Stated task:
Everything from the first line of the data below through the line that contains "fontsize=13, fontweight='bold', color='#231f20', zorder=4)" should be written out exactly, please, and nothing more; the pictures stay out.

Data block:
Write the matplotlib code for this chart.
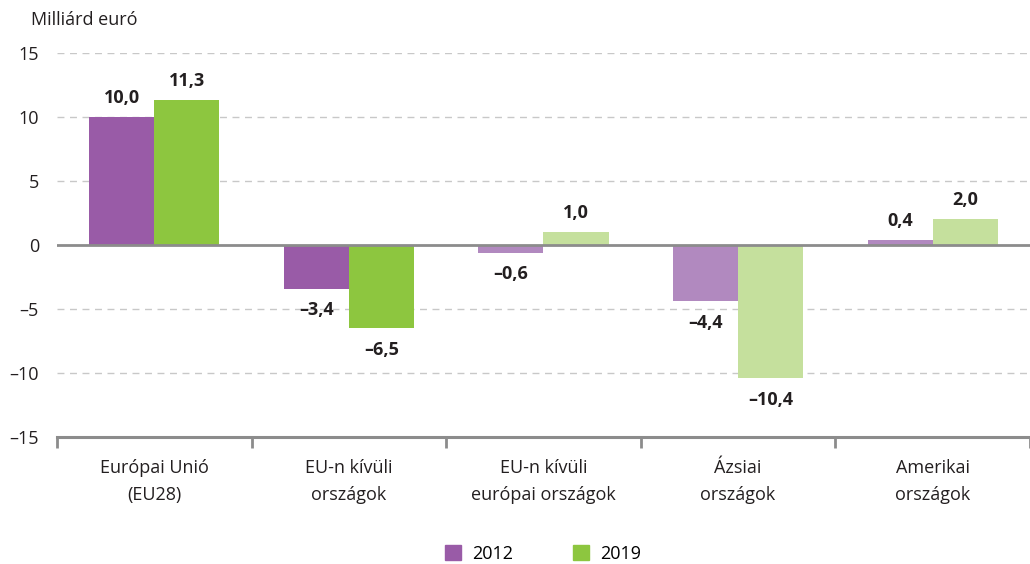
import numpy as np
import matplotlib.pyplot as plt
from matplotlib.patches import Patch

plt.rcParams['font.family'] = ['Open Sans', 'DejaVu Sans']

categories = ['Európai Unió\n(EU28)', 'EU-n kívüli\nországok', 'EU-n kívüli\neurópai országok',
              'Ázsiai\nországok', 'Amerikai\nországok']
v2012 = [10.0, -3.4, -0.6, -4.4, 0.4]
v2019 = [11.3, -6.5, 1.0, -10.4, 2.0]

dark_purple = '#995BA7'
dark_green = '#8DC63F'
light_purple = '#B189BF'
light_green = '#C5E09D'
c2012 = [dark_purple, dark_purple, light_purple, light_purple, light_purple]
c2019 = [dark_green, dark_green, light_green, light_green, light_green]

fig = plt.figure(figsize=(10.3, 5.64), dpi=100)
ax = fig.add_axes([0.0553, 0.2252, 0.9447, 0.6808])

x = np.arange(len(categories))
w = 0.335
ax.bar(x - w / 2, v2012, w, color=c2012, zorder=3)
ax.bar(x + w / 2, v2019, w, color=c2019, zorder=3)

def fmt(v):
    s = f'{abs(v):.1f}'.replace('.', ',')
    return ('\u2013' + s) if v < 0 else s

for xs, vals in ((x - w / 2, v2012), (x + w / 2, v2019)):
    for xi, v in zip(xs, vals):
        off = 0.8 if v >= 0 else -1.0
        ax.text(xi, v + off, fmt(v), ha='center', va='bottom' if v >= 0 else 'top',
                fontsize=13, fontweight='bold', color='#231f20', zorder=4)

ax.set_xlim(-0.5, len(categories) - 0.5)
ax.set_ylim(-15, 15)
ax.set_yticks([-15, -10, -5, 0, 5, 10, 15])
ax.set_yticklabels(['\u201315', '\u201310', '\u20135', '0', '5', '10', '15'])
for yv in [-10, -5, 5, 10, 15]:
    ax.axhline(yv, color='#c8c8c8', lw=1, ls=(0, (5, 4)), zorder=1)
ax.axhline(0, color='#8c8c8c', lw=2, zorder=4)

for s in ['top', 'right', 'left']:
    ax.spines[s].set_visible(False)
ax.spines['bottom'].set_color('#8c8c8c')
ax.spines['bottom'].set_linewidth(2.2)

ax.tick_params(axis='y', length=0, labelsize=13, labelcolor='#231f20', pad=13)
ax.set_xticks(np.arange(-0.5, len(categories), 1.0))
ax.set_xticklabels([])
ax.tick_params(axis='x', length=8, width=2, color='#8c8c8c')
ax.set_xticks(x, minor=True)
ax.set_xticklabels(categories, minor=True, fontsize=13, color='#231f20', linespacing=1.6)
ax.tick_params(axis='x', which='minor', length=0, pad=16)

fig.text(0.03, 0.965, 'Milliárd euró', fontsize=13, color='#231f20', va='center')

handles = [Patch(color=dark_purple, label='2012'), Patch(color=dark_green, label='2019')]
fig.legend(handles=handles, loc='center', bbox_to_anchor=(0.527, 0.018), ncol=2, frameon=False,
           fontsize=13, handlelength=0.9, handleheight=0.9, columnspacing=3.3, handletextpad=0.6)

fig.savefig('out.png', dpi=100)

Exercise result:
Write the matplotlib code for this chart.
import numpy as np
import matplotlib.pyplot as plt
from matplotlib.patches import Patch

plt.rcParams['font.family'] = ['Open Sans', 'DejaVu Sans']

categories = ['Európai Unió\n(EU28)', 'EU-n kívüli\nországok', 'EU-n kívüli\neurópai országok',
              'Ázsiai\nországok', 'Amerikai\nországok']
v2012 = [10.0, -3.4, -0.6, -4.4, 0.4]
v2019 = [11.3, -6.5, 1.0, -10.4, 2.0]

dark_purple = '#995BA7'
dark_green = '#8DC63F'
light_purple = '#B189BF'
light_green = '#C5E09D'
c2012 = [dark_purple, dark_purple, light_purple, light_purple, light_purple]
c2019 = [dark_green, dark_green, light_green, light_green, light_green]

fig = plt.figure(figsize=(10.3, 5.64), dpi=100)
ax = fig.add_axes([0.0553, 0.2252, 0.9447, 0.6808])

x = np.arange(len(categories))
w = 0.335
ax.bar(x - w / 2, v2012, w, color=c2012, zorder=3)
ax.bar(x + w / 2, v2019, w, color=c2019, zorder=3)

def fmt(v):
    s = f'{abs(v):.1f}'.replace('.', ',')
    return ('\u2013' + s) if v < 0 else s

for xs, vals in ((x - w / 2, v2012), (x + w / 2, v2019)):
    for xi, v in zip(xs, vals):
        off = 0.8 if v >= 0 else -1.0
        ax.text(xi, v + off, fmt(v), ha='center', va='bottom' if v >= 0 else 'top',
                fontsize=13, fontweight='bold', color='#231f20', zorder=4)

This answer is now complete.